Beginners

Rated 4.0

In writer-director Mike Mills’ touchingly autobiographical new film, a commitment-phobic graphic artist is supportive but bewildered when his father comes out of the closet at 75, just in time to face a terminal illness. Stars Ewan McGregor and Christopher Plummer radiate subtle tenderness, with Mélanie Laurent and Goran Visnjic enlivening slightly underwritten roles as the son’s and father’s respective love interests. As in his first film, the glassy coming-of-age snapshot Thumbsucker, Mills reflexively reaches for his CD-cover and music-video bags of tricks, accumulating indie quirk and risking a veneer of breadth at the expense of depth; Beginners does get a little fidgety flashing back and forward in time and cycling through arty concepts. But gradually these mannerisms come to seem less about showing off than about laying bare an authentic, affecting introspection.
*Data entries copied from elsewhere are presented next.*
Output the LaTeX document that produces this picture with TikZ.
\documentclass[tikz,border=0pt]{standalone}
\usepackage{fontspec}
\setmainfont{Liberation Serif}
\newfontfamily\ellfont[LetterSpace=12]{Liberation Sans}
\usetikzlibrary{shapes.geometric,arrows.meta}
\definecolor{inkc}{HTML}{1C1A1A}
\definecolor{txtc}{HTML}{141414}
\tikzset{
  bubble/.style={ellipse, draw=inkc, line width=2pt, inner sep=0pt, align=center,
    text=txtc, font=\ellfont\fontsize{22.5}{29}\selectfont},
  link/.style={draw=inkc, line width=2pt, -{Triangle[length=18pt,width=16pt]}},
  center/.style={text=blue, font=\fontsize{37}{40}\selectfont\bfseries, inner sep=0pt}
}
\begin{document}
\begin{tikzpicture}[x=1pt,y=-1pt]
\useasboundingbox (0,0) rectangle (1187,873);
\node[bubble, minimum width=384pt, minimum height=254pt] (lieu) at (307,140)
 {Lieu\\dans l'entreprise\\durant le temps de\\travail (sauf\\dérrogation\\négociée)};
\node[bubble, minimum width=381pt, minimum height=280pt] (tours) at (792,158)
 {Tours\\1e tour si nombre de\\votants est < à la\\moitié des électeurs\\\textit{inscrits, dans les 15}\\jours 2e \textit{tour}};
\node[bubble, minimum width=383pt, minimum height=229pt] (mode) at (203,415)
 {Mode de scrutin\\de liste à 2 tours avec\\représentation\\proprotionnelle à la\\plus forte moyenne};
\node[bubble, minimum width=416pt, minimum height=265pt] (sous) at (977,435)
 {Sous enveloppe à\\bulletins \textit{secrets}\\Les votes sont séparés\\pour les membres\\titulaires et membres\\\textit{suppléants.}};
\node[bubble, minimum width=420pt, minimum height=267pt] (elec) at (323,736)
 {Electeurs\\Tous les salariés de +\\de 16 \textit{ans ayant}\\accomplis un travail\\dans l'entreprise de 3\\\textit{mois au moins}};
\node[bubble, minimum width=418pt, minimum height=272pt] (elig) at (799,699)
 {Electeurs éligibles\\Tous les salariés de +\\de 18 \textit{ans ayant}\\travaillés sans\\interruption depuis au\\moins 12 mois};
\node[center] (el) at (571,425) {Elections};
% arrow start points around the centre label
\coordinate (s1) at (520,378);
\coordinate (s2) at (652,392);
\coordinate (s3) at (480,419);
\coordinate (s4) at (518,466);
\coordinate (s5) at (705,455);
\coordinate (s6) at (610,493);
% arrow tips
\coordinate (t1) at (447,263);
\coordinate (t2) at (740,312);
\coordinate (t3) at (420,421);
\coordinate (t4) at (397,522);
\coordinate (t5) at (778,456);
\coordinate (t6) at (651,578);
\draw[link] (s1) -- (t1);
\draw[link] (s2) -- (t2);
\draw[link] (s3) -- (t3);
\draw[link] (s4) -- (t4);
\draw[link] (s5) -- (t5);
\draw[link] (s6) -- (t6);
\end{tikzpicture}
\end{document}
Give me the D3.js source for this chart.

It recalls not the shallow clutter of Michel Gondry but the maturely tragicomic profundity of mid-vintage Woody Allen, deftly transposed into the milieu of a media-saturated generation whose good fortune, Mills’ protagonist confesses, “allowed us to feel a sadness our parents didn’t have time for.” Watching this gently assured and open-hearted film gives an unshakable sense that Mills is on his way toward making a masterpiece.